One of the most exciting aspects of ocean simulation is the opportunity
to visualize and animate the evolution of the model variables in time
and space. Making movies that progress smoothly requires either output
of model variables frequently enough to avoid jerkiness or temporal
interpolation of model variables to similarly frequent intervals.
Experience has shown that a snapshot every three days (see
``movie_freq``) gives satisfactory results. Any variable can be output,
but to reduce archiving cost and retrieval time, movie files typically
contain only a few two-dimensional arrays, such as sea-surface
temperature, salinity and height, and a few sub-surface variables. The
choice of fields is made through an input movie contents file containing
the names (one per line) of the fields requested. A sample file is
included with a list of available fields; the user may modify this list
to choose the desired fields.
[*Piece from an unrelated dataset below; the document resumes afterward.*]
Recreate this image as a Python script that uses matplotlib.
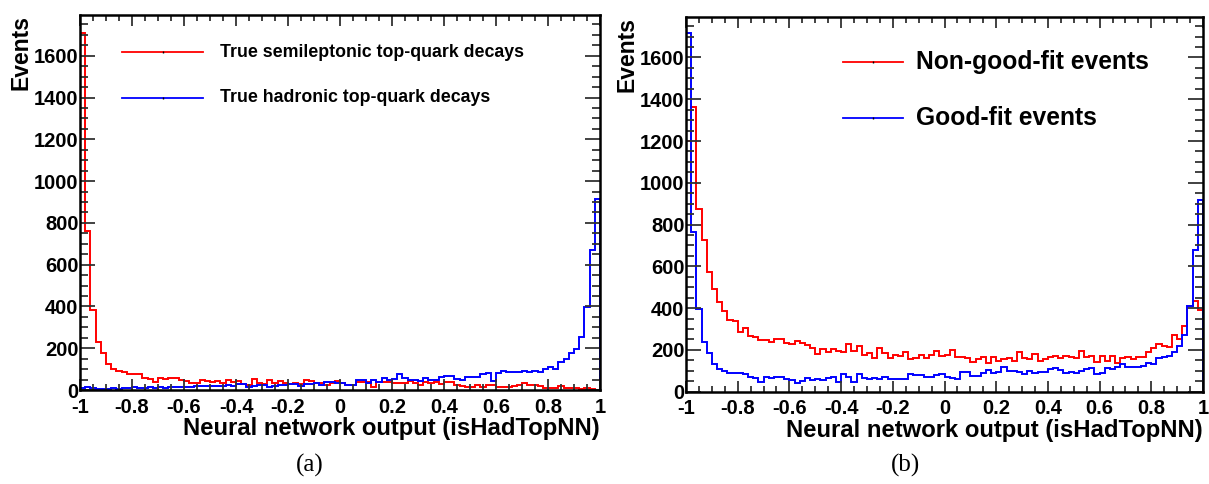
import numpy as np
import matplotlib
matplotlib.use('Agg')
import matplotlib.pyplot as plt
from matplotlib.ticker import MultipleLocator, FixedLocator

plt.rcParams['font.family'] = 'Liberation Sans'
plt.rcParams['font.weight'] = 'bold'

# 100 bins from -1 to 1
bin_edges = np.linspace(-1, 1, 101)

# (a) true semileptonic / hadronic top-quark decays
semilep_a = [1710, 760, 384, 232, 176, 123, 99, 93, 85, 75,
             75, 75, 59, 53, 38, 58, 53, 56, 59, 48,
             42, 35, 35, 48, 42, 38, 42, 35, 48, 37,
             43, 29, 22, 54, 35, 29, 46, 35, 42, 32,
             29, 32, 27, 46, 42, 35, 34, 22, 34, 42,
             35, 24, 24, 40, 40, 38, 13, 38, 38, 38,
             32, 32, 32, 43, 32, 24, 37, 32, 37, 30,
             37, 37, 24, 21, 16, 16, 26, 16, 24, 26,
             13, 13, 16, 19, 26, 34, 22, 22, 19, 8,
             11, 11, 19, 8, 8, 11, 6, 8, 3, 2]
hadronic_a = [10, 12, 8, 6, 5, 6, 8, 7, 9, 8,
              12, 10, 11, 13, 11, 12, 10, 13, 14, 12,
              13, 14, 18, 20, 17, 20, 20, 19, 24, 20,
              30, 29, 14, 20, 24, 25, 14, 20, 23, 24,
              29, 30, 19, 29, 30, 35, 26, 38, 38, 32,
              32, 26, 26, 48, 48, 35, 48, 40, 56, 48,
              53, 75, 56, 46, 48, 45, 56, 46, 46, 64,
              69, 69, 53, 48, 64, 61, 64, 77, 82, 45,
              82, 93, 88, 85, 85, 90, 85, 91, 88, 102,
              112, 101, 133, 149, 176, 197, 253, 397, 670, 912]

# (b) non-good-fit / good-fit events
nongood_b = [1200, 1363, 875, 726, 574, 491, 427, 384, 341, 338,
             288, 304, 267, 264, 248, 248, 238, 250, 250, 232,
             226, 245, 235, 224, 208, 181, 205, 190, 202, 197,
             190, 229, 194, 219, 178, 184, 160, 208, 184, 160,
             174, 171, 189, 158, 162, 176, 160, 174, 195, 171,
             176, 200, 168, 165, 160, 144, 158, 168, 136, 165,
             149, 158, 160, 147, 192, 160, 155, 179, 147, 157,
             168, 173, 160, 173, 168, 163, 197, 165, 171, 142,
             171, 146, 171, 136, 163, 165, 157, 165, 168, 190,
             210, 226, 221, 213, 270, 251, 315, 408, 434, 389]
good_b = [1715, 766, 397, 240, 184, 131, 107, 101, 91, 88,
          88, 85, 72, 66, 48, 72, 64, 72, 72, 59,
          56, 43, 51, 64, 54, 59, 54, 64, 72, 48,
          83, 69, 45, 83, 64, 59, 67, 62, 72, 59,
          62, 61, 61, 83, 78, 78, 69, 69, 80, 83,
          72, 64, 61, 94, 96, 77, 74, 91, 104, 91,
          96, 117, 99, 101, 96, 83, 101, 88, 94, 96,
          110, 114, 104, 88, 93, 88, 99, 107, 114, 83,
          91, 114, 110, 120, 131, 120, 120, 117, 125, 136,
          133, 162, 166, 170, 192, 221, 272, 408, 677, 917]

x_ticks = [-1, -0.8, -0.6, -0.4, -0.2, 0, 0.2, 0.4, 0.6, 0.8, 1]
x_tick_labels = ['-1', '-0.8', '-0.6', '-0.4', '-0.2', '0', '0.2', '0.4', '0.6', '0.8', '1']
y_ticks = [0, 200, 400, 600, 800, 1000, 1200, 1400, 1600]

RED = '#ff0000'
BLUE = '#0000ff'

fig = plt.figure(figsize=(12.09, 4.84), dpi=100)
ax_a = fig.add_axes([80 / 1209, 94 / 484, 520 / 1209, 375 / 484])
ax_b = fig.add_axes([686 / 1209, 92.3 / 484, 517 / 1209, 375 / 484])


def style_axes(ax):
    ax.set_xlim(-1, 1)
    ax.set_ylim(0, 1795)
    ax.xaxis.set_major_locator(FixedLocator(x_ticks))
    ax.set_xticklabels(x_tick_labels)
    ax.xaxis.set_minor_locator(MultipleLocator(0.05))
    ax.yaxis.set_major_locator(FixedLocator(y_ticks))
    ax.yaxis.set_minor_locator(MultipleLocator(50))
    ax.tick_params(which='both', direction='in', top=True, right=True,
                   labelsize=14.5, color='#333333', width=1.3)
    ax.tick_params(axis='x', which='major', length=8, pad=5.5)
    ax.tick_params(axis='x', which='minor', length=4.5)
    ax.tick_params(axis='y', which='major', length=11, pad=1)
    ax.tick_params(axis='y', which='minor', length=6)
    for lab in ax.get_xticklabels() + ax.get_yticklabels():
        lab.set_fontweight('bold')
    for sp in ax.spines.values():
        sp.set_linewidth(1.8)
    ax.set_xlabel('Neural network output (isHadTopNN)', fontsize=17.2,
                  fontweight='bold', loc='right', labelpad=0.5)
    ax.set_ylabel('Events', fontsize=16.5, fontweight='bold', loc='top', labelpad=1)


def legend_entry(ax, y, x0, x1, xt, color, text, size):
    ax.plot([x0, x1], [y, y], color=color, lw=1.3, transform=ax.transAxes, clip_on=False)
    ax.plot([(x0 + x1) / 2], [y], marker='|', ms=2, color='black', mew=1,
            transform=ax.transAxes)
    ax.text(xt, y, text, transform=ax.transAxes, fontsize=size,
            fontweight='bold', va='center', ha='left')


# panel (a)
ax_a.stairs(semilep_a, bin_edges, color=RED, lw=1.4, baseline=0)
ax_a.stairs(hadronic_a, bin_edges, color=BLUE, lw=1.4, baseline=0)
style_axes(ax_a)
legend_entry(ax_a, 0.901, 0.081, 0.237, 0.269, RED, 'True semileptonic top-quark decays', 12.8)
legend_entry(ax_a, 0.779, 0.081, 0.237, 0.269, BLUE, 'True hadronic top-quark decays', 12.8)

# panel (b)
ax_b.stairs(nongood_b, bin_edges, color=RED, lw=1.4, baseline=0)
ax_b.stairs(good_b, bin_edges, color=BLUE, lw=1.4, baseline=0)
style_axes(ax_b)
legend_entry(ax_b, 0.879, 0.304, 0.420, 0.445, RED, 'Non-good-fit events', 17.7)
legend_entry(ax_b, 0.730, 0.304, 0.420, 0.445, BLUE, 'Good-fit events', 17.7)

fig.text(310 / 1209, 1 - 465 / 484, '(a)', family='Liberation Serif', fontweight='normal',
         fontsize=18, ha='center', va='center')
fig.text(905 / 1209, 1 - 465 / 484, '(b)', family='Liberation Serif', fontweight='normal',
         fontsize=18, ha='center', va='center')

fig.savefig('out.png', dpi=100)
If a field does not appear in the list of
available fields, the user may add fields by modifying the source code
as described in the Reference Manual.

**Table:** Movie file namelist
**&movie\_nml**
**generation of snapshot movie files**
movie\_freq\_opt
['never'], 'nstep', 'nyear','nmonth','nday', 'nhour','nsecond'
units of time for movie\_freq
movie\_freq
[100000]
number of units between output of movie files
movie\_outfile
['unknown']
root filename with path of movie file output (suffixes will be added)
movie\_fmt
['bin'],'nc'
format for movie file output (binary or netCDF)
movie\_contents
['sample\_movie\_contents']
input file containing names of fields requested for movie output
/

**Table:** Currently available movie fields
**Name**
**Units**
**Description**
SHGT
*cm*
surface height
UTRANS
*cm\ :sup:`2`/s*
vertically integrated 'zonal' transport
VTRANS
*cm\ :sup:`2`/s*
vertically integrated 'meridional' transport
TEMP1\_2
*:sup:`°`\ C*
potential temperature averaged over levels 1,2
SALT1\_2
*g/g* (msu)
salinity averaged over levels 1,2
TEMP6
*:sup:`°`\ C*
potential temperature at level 6
SALT6
*g/g* (msu)
salinity at level 6
VORT
1/\ *s*
relative vorticity at surface

POP2 does not support for current meters, drifters, or hydrographic sections.